The strongest design decision here is the lamp. Tucked toward the right edge of the dresser top, the small table lamp provides warm, low ambient light that makes the entire arrangement feel lived-in and glowing instead of museum-like. If you’re decorating a dresser with personal items and art, adding a lamp (even a small one) transforms the emotional temperature of the whole display.

How to Actually Get Started with Your Own Dresser Decor

The common thread in every single one of these setups? They feel personal. None of them look like they came straight from a catalog. Some are polished, some are imperfect, some are still evolving. And that’s exactly what makes them worth studying.

What separates a styled dresser from a dumping ground comes down to a few consistent principles:

First, decide on a loose material or color palette and don’t break it. Second, vary your heights. Flat items against the wall, tall items at the sides, medium items in the center. Third, add at least one living or organic element, even if it’s just a single potted plant or a cut branch in a vase.

The mirror matters more than almost anything else you can hang above a dresser. It adds perceived depth, bounces light, and makes the piece feel like a complete vignette instead of furniture with stuff on top.
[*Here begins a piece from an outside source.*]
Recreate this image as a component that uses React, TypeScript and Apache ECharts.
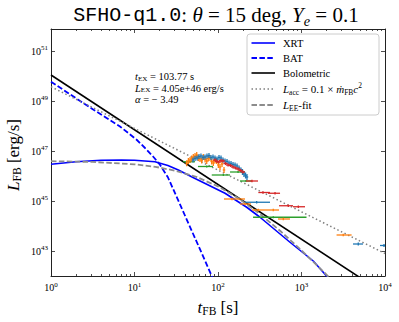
import React, { useEffect, useRef } from 'react';
import * as echarts from 'echarts';

// ---- axis ticks (log10 units) ----
const xMajorTicks = [0, 1, 2, 3, 4];
const xMinorMantissas = [2, 3, 4, 5, 6, 7, 8, 9];
const yMajorTicks = [43, 45, 47, 49, 51];
const xRange = [0, 4];
const yRange = [42, 51.88];

// ---- model curves (log10 t [s], log10 L [erg/s]) ----
const xrtLogT = [0, 0.3, 0.6, 0.846, 1.0, 1.245, 1.4, 1.525, 1.725, 2.084, 2.344, 2.503, 2.862, 3.141, 3.3, 3.36];
const xrtLogL = [46.47, 46.57, 46.63, 46.64, 46.63, 46.57, 46.42, 46.24, 45.9, 45.31, 44.75, 44.35, 43.35, 42.6, 42.0, 41.75];

const batLogT = [0, 0.5, 0.826, 1.026, 1.126, 1.225, 1.305, 1.4, 1.5, 1.6, 1.7, 1.8, 1.925, 2.0];
const batLogL = [49.77, 48.67, 47.98, 47.45, 47.12, 46.77, 46.45, 45.95, 45.2, 44.45, 43.7, 42.95, 42.0, 41.45];

const boloLogT = [0, 4];
const boloLogL = [50.04, 41.28];

const accLogT = [0, 4];
const accLogL = [49.57, 42.9];

const eeLogT = [0, 0.5, 1, 1.25, 1.5, 1.75, 2, 2.25, 2.5, 2.75, 3, 3.25, 3.35];
const eeLogL = [46.593, 46.562, 46.468, 46.368, 46.204, 45.951, 45.585, 45.095, 44.488, 43.789, 43.024, 42.215, 41.88];

// ---- observed points: [log t, log L, log t_lo, log t_hi, dlogL] ----
const greenPts = [
  [1.665, 46.57, 1.581, 1.725, 0.04],
  [1.865, 46.38, 1.76, 1.94, 0.04],
  [2.064, 46.04, 1.925, 2.144, 0.04],
  [2.24, 46.16, 2.144, 2.323, 0.04],
  [2.335, 45.8, 2.263, 2.407, 0.04],
  [2.662, 44.35, 2.42, 3.06, 0.04],
];
const orangePts = [
  [1.625, 46.51, 1.61, 1.64, 0.12],
  [1.645, 46.6, 1.63, 1.66, 0.12],
  [1.665, 46.64, 1.65, 1.68, 0.12],
  [1.685, 46.7, 1.67, 1.7, 0.12],
  [1.704, 46.76, 1.689, 1.719, 0.12],
  [1.725, 46.8, 1.71, 1.74, 0.12],
  [1.745, 46.84, 1.73, 1.76, 0.12],
  [1.764, 46.72, 1.749, 1.779, 0.12],
  [1.784, 46.68, 1.769, 1.799, 0.12],
  [1.804, 46.62, 1.789, 1.819, 0.12],
  [1.824, 46.76, 1.809, 1.839, 0.12],
  [1.845, 46.66, 1.83, 1.86, 0.12],
  [1.865, 46.6, 1.85, 1.88, 0.12],
  [1.884, 46.7, 1.869, 1.899, 0.12],
  [1.904, 46.72, 1.889, 1.919, 0.12],
  [1.924, 46.58, 1.909, 1.939, 0.12],
  [1.944, 46.52, 1.929, 1.959, 0.12],
  [1.964, 46.62, 1.949, 1.979, 0.12],
  [1.984, 46.6, 1.969, 1.999, 0.12],
  [2.004, 46.44, 1.989, 2.019, 0.12],
  [2.024, 46.36, 2.009, 2.039, 0.12],
  [2.048, 46.48, 2.033, 2.063, 0.12],
  [2.072, 46.24, 2.057, 2.087, 0.12],
  [2.168, 45.08, 2.072, 2.323, 0.05],
  [2.323, 44.88, 2.263, 2.395, 0.05],
  [2.483, 44.64, 2.407, 2.563, 0.05],
  [2.662, 44.64, 2.563, 2.731, 0.05],
  [2.782, 44.28, 2.719, 2.862, 0.05],
  [3.5, 43.64, 3.42, 3.6, 0.05],
];
const bluePts = [
  [1.701, 46.64, 1.686, 1.716, 0.1],
  [1.725, 46.7, 1.71, 1.74, 0.1],
  [1.749, 46.72, 1.734, 1.764, 0.1],
  [1.772, 46.78, 1.757, 1.787, 0.1],
  [1.796, 46.8, 1.781, 1.811, 0.1],
  [1.82, 46.74, 1.805, 1.835, 0.1],
  [1.844, 46.76, 1.829, 1.859, 0.1],
  [1.868, 46.8, 1.853, 1.883, 0.1],
  [1.892, 46.82, 1.877, 1.907, 0.1],
  [1.916, 46.74, 1.901, 1.931, 0.1],
  [1.94, 46.76, 1.925, 1.955, 0.1],
  [1.964, 46.72, 1.949, 1.979, 0.1],
  [1.988, 46.68, 1.973, 2.003, 0.1],
  [2.012, 46.74, 1.997, 2.027, 0.1],
  [2.036, 46.72, 2.021, 2.051, 0.1],
  [2.06, 46.64, 2.045, 2.075, 0.1],
  [2.084, 46.6, 2.069, 2.099, 0.1],
  [2.108, 46.58, 2.093, 2.123, 0.1],
  [2.132, 46.52, 2.117, 2.147, 0.1],
  [2.156, 46.5, 2.141, 2.171, 0.1],
  [2.18, 46.46, 2.165, 2.195, 0.1],
  [2.204, 46.44, 2.189, 2.219, 0.1],
  [2.228, 46.4, 2.213, 2.243, 0.1],
  [2.252, 46.32, 2.237, 2.267, 0.1],
  [2.275, 46.24, 2.26, 2.29, 0.1],
  [2.293, 46.16, 2.278, 2.308, 0.12],
  [2.311, 46.08, 2.296, 2.326, 0.12],
  [2.33, 46.02, 2.315, 2.345, 0.12],
  [2.347, 45.96, 2.332, 2.362, 0.12],
  [2.463, 44.95, 2.323, 2.623, 0.05],
  [3.68, 43.28, 3.617, 3.737, 0.06],
  [3.988, 43.22, 3.94, 4.08, 0.06],
];
const redPts = [
  [1.964, 46.64, 1.939, 1.989, 0.06],
  [1.988, 46.58, 1.963, 2.013, 0.06],
  [2.012, 46.56, 1.987, 2.037, 0.06],
  [2.036, 46.62, 2.011, 2.061, 0.06],
  [2.06, 46.6, 2.035, 2.085, 0.06],
  [2.09, 46.5, 2.065, 2.115, 0.06],
  [2.12, 46.44, 2.095, 2.145, 0.06],
  [2.15, 46.42, 2.125, 2.175, 0.06],
  [2.18, 46.36, 2.155, 2.205, 0.06],
  [2.21, 46.32, 2.185, 2.235, 0.06],
  [2.24, 46.28, 2.215, 2.265, 0.06],
  [2.27, 46.22, 2.245, 2.295, 0.06],
  [2.299, 46.16, 2.274, 2.324, 0.06],
  [2.407, 45.8, 2.335, 2.479, 0.05],
  [2.539, 45.34, 2.483, 2.623, 0.05],
  [2.683, 45.31, 2.599, 2.743, 0.05],
  [2.842, 44.81, 2.731, 2.898, 0.05],
  [2.962, 44.77, 2.898, 3.042, 0.05],
];

const SERIF = 'Liberation Serif';
const MONO = 'Liberation Mono';

function mathRich(size: number, lhf: number, ttSize = size) {
  const lh = size * lhf;
  const s = size * 0.68;
  return {
    rm: { fontFamily: SERIF, fontSize: size, lineHeight: lh, color: '#000' },
    it: { fontFamily: SERIF, fontStyle: 'italic', fontSize: size, lineHeight: lh, color: '#000' },
    tt: { fontFamily: MONO, fontSize: ttSize, lineHeight: lh, color: '#000' },
    sub: { fontFamily: SERIF, fontSize: s, lineHeight: s * 0.75, verticalAlign: 'bottom', color: '#000' },
    subit: { fontFamily: SERIF, fontStyle: 'italic', fontSize: s, lineHeight: s * 0.75, verticalAlign: 'bottom', color: '#000' },
    sup: { fontFamily: SERIF, fontSize: s, lineHeight: s, verticalAlign: 'top', color: '#000' },
  };
}

function mtext(text: string, x: number, y: number, size: number, align = 'left', rotation = 0, lhf = 1.25, ttSize = size) {
  return {
    type: 'text',
    x,
    y,
    rotation,
    z: 100,
    style: {
      text,
      rich: mathRich(size, lhf, ttSize),
      align,
      textAlign: align,
      verticalAlign: 'middle',
      textVerticalAlign: 'middle',
      fontFamily: SERIF,
      fontSize: size,
    },
  };
}

const pair = (xs: number[], ys: number[]) => xs.map((v, i) => [v, ys[i]]);

function errSeries(name: string, pts: number[][], color: string) {
  return {
    type: 'custom',
    name,
    clip: true,
    z: 5,
    data: pts,
    encode: { x: 0, y: 1 },
    renderItem: (params: any, api: any) => {
      const x = api.value(0);
      const y = api.value(1);
      const x0 = api.value(2);
      const x1 = api.value(3);
      const dy = api.value(4);
      const a = api.coord([x0, y]);
      const b = api.coord([x1, y]);
      const c = api.coord([x, y - dy]);
      const d = api.coord([x, y + dy]);
      const st = { stroke: color, lineWidth: 1.3 };
      return {
        type: 'group',
        children: [
          { type: 'line', shape: { x1: a[0], y1: a[1], x2: b[0], y2: b[1] }, style: st },
          { type: 'line', shape: { x1: c[0], y1: c[1], x2: d[0], y2: d[1] }, style: st },
        ],
      };
    },
  };
}

function lineSeries(name: string, data: number[][], color: string, type: any, width: number) {
  return {
    type: 'line',
    name,
    data,
    showSymbol: false,
    symbol: 'none',
    clip: true,
    z: 3,
    lineStyle: { color, width, type, cap: 'butt' },
  };
}

const AX = '#222';
const xMinor: number[] = [];
for (let k = 0; k < 4; k++) xMinorMantissas.forEach((m) => xMinor.push(k + Math.log10(m)));

const tickLabelRich = {
  b: { fontFamily: SERIF, fontSize: 10, lineHeight: 13, color: '#000' },
  s: { fontFamily: SERIF, fontSize: 7, lineHeight: 7, verticalAlign: 'top', color: '#000' },
};

function xAxisDef(position: string, major: boolean, labels: boolean) {
  return {
    type: 'value',
    position,
    min: xRange[0],
    max: xRange[1],
    splitLine: { show: false },
    axisLine: { show: major, onZero: false, lineStyle: { color: AX, width: 1 } },
    axisTick: {
      show: true,
      inside: true,
      length: major ? 4 : 2,
      customValues: major ? xMajorTicks : xMinor,
      lineStyle: { color: AX, width: 0.8 },
    },
    axisLabel: {
      show: labels,
      customValues: xMajorTicks,
      margin: 5,
      showMinLabel: true,
      showMaxLabel: true,
      formatter: (v: number) => `{b|10}{s|${Math.round(v)}}`,
      rich: tickLabelRich,
    },
  };
}

function yAxisDef(position: string, labels: boolean) {
  return {
    type: 'value',
    position,
    min: yRange[0],
    max: yRange[1],
    splitLine: { show: false },
    axisLine: { show: true, onZero: false, lineStyle: { color: AX, width: 1 } },
    axisTick: { show: true, inside: true, length: 4, customValues: yMajorTicks, lineStyle: { color: AX, width: 0.8 } },
    axisLabel: {
      show: labels,
      customValues: yMajorTicks,
      margin: 3,
      formatter: (v: number) => `{b|10}{s|${Math.round(v)}}`,
      rich: tickLabelRich,
    },
  };
}

const LX0 = 251.5;
const LX1 = 275;
const LTX = 283;
const legendRows = [43, 58, 73, 89, 105];

const option: any = {
  animation: false,
  backgroundColor: '#fff',
  grid: { left: 51, top: 29, right: 14, bottom: 46, containLabel: false },
  xAxis: [
    xAxisDef('bottom', true, true),
    xAxisDef('top', true, false),
    xAxisDef('bottom', false, false),
    xAxisDef('top', false, false),
  ],
  yAxis: [yAxisDef('left', true), yAxisDef('right', false)],
  series: [
    lineSeries('XRT', pair(xrtLogT, xrtLogL), '#0000ff', 'solid', 1.6),
    lineSeries('BAT', pair(batLogT, batLogL), '#0000ff', [5.5, 2.4], 1.8),
    lineSeries('Bolometric', pair(boloLogT, boloLogL), '#000000', 'solid', 1.6),
    lineSeries('Lacc', pair(accLogT, accLogL), '#808080', [1.5, 2.5], 1.5),
    lineSeries('LEE', pair(eeLogT, eeLogL), '#8c8c8c', [5.5, 2.4], 1.8),
    errSeries('g', greenPts, '#2ca02c'),
    errSeries('o', orangePts, '#ff7f0e'),
    errSeries('b', bluePts, '#1f77b4'),
    errSeries('r', redPts, '#d62728'),
  ],
  graphic: [
    mtext('{tt|SFHO-q1.0}{rm|: }{it|θ}{rm| = 15 deg, }{it|Y}{subit|e}{rm| = 0.1}', 216, 15, 21, 'center', 0, 1.25, 20),
    mtext('{it|t}{sub|FB}{rm| [s]}', 218, 307, 17, 'center'),
    mtext('{it|L}{sub|FB}{rm| [erg/s]}', 13, 155, 17, 'center', Math.PI / 2),
    mtext(
      '{it|t}{sub|EX}{rm| = 103.77 s}\n{it|L}{sub|EX}{rm| = 4.05e+46 erg/s}\n{it|α}{rm| = − 3.49}',
      135,
      88,
      10.5,
      'left',
      0,
      1.13
    ),
    {
      type: 'rect',
      z: 90,
      shape: { x: 247, y: 34, width: 132, height: 81, r: 3 },
      style: { fill: 'rgba(255,255,255,0.85)', stroke: '#cccccc', lineWidth: 1 },
    },
    { type: 'line', z: 95, shape: { x1: LX0, y1: legendRows[0], x2: LX1, y2: legendRows[0] }, style: { stroke: '#0000ff', lineWidth: 1.6 } },
    { type: 'line', z: 95, shape: { x1: LX0, y1: legendRows[1], x2: LX1, y2: legendRows[1] }, style: { stroke: '#0000ff', lineWidth: 1.8, lineDash: [5.5, 2.4] } },
    { type: 'line', z: 95, shape: { x1: LX0, y1: legendRows[2], x2: LX1, y2: legendRows[2] }, style: { stroke: '#000000', lineWidth: 1.6 } },
    { type: 'line', z: 95, shape: { x1: LX0, y1: legendRows[3], x2: LX1, y2: legendRows[3] }, style: { stroke: '#808080', lineWidth: 1.5, lineDash: [1.5, 2.5] } },
    { type: 'line', z: 95, shape: { x1: LX0, y1: legendRows[4], x2: LX1, y2: legendRows[4] }, style: { stroke: '#8c8c8c', lineWidth: 1.8, lineDash: [5.5, 2.4] } },
    mtext('{rm|XRT}', LTX, legendRows[0], 10.5),
    mtext('{rm|BAT}', LTX, legendRows[1], 10.5),
    mtext('{rm|Bolometric}', LTX, legendRows[2], 10.5),
    mtext('{it|L}{sub|acc}{rm| = 0.1 × }{it|ṁ}{sub|FB}{it|c}{sup|2}', LTX, legendRows[3], 11),
    mtext('{it|L}{sub|EE}{rm|-fit}', LTX, legendRows[4], 11),
  ],
};

export default function App() {
  const ref = useRef<HTMLDivElement>(null);
  useEffect(() => {
    const chart = echarts.init(ref.current as HTMLDivElement, null, { renderer: 'svg' });
    chart.setOption(option);
    return () => chart.dispose();
  }, []);
  return <div ref={ref} style={{ position: 'absolute', left: 0, top: 0, width: 399, height: 322 }} />;
}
Whether you go gold-framed arch, rounded walnut, or simple rectangular, put a mirror above the dresser before you try anything else.

And finally, your everyday objects can BE the decor. Watches on a stand, perfume on a tray, hats on stands, family photographs. These earn their place on the surface when you arrange them with intention. You don’t need to buy anything new to make your dresser feel styled.

Start with what you already have, give it some thought, and see what happens. Your dresser doesn’t need a complete overhaul. It just needs a little love and about 15 minutes of your time. Trust me, it’s worth it.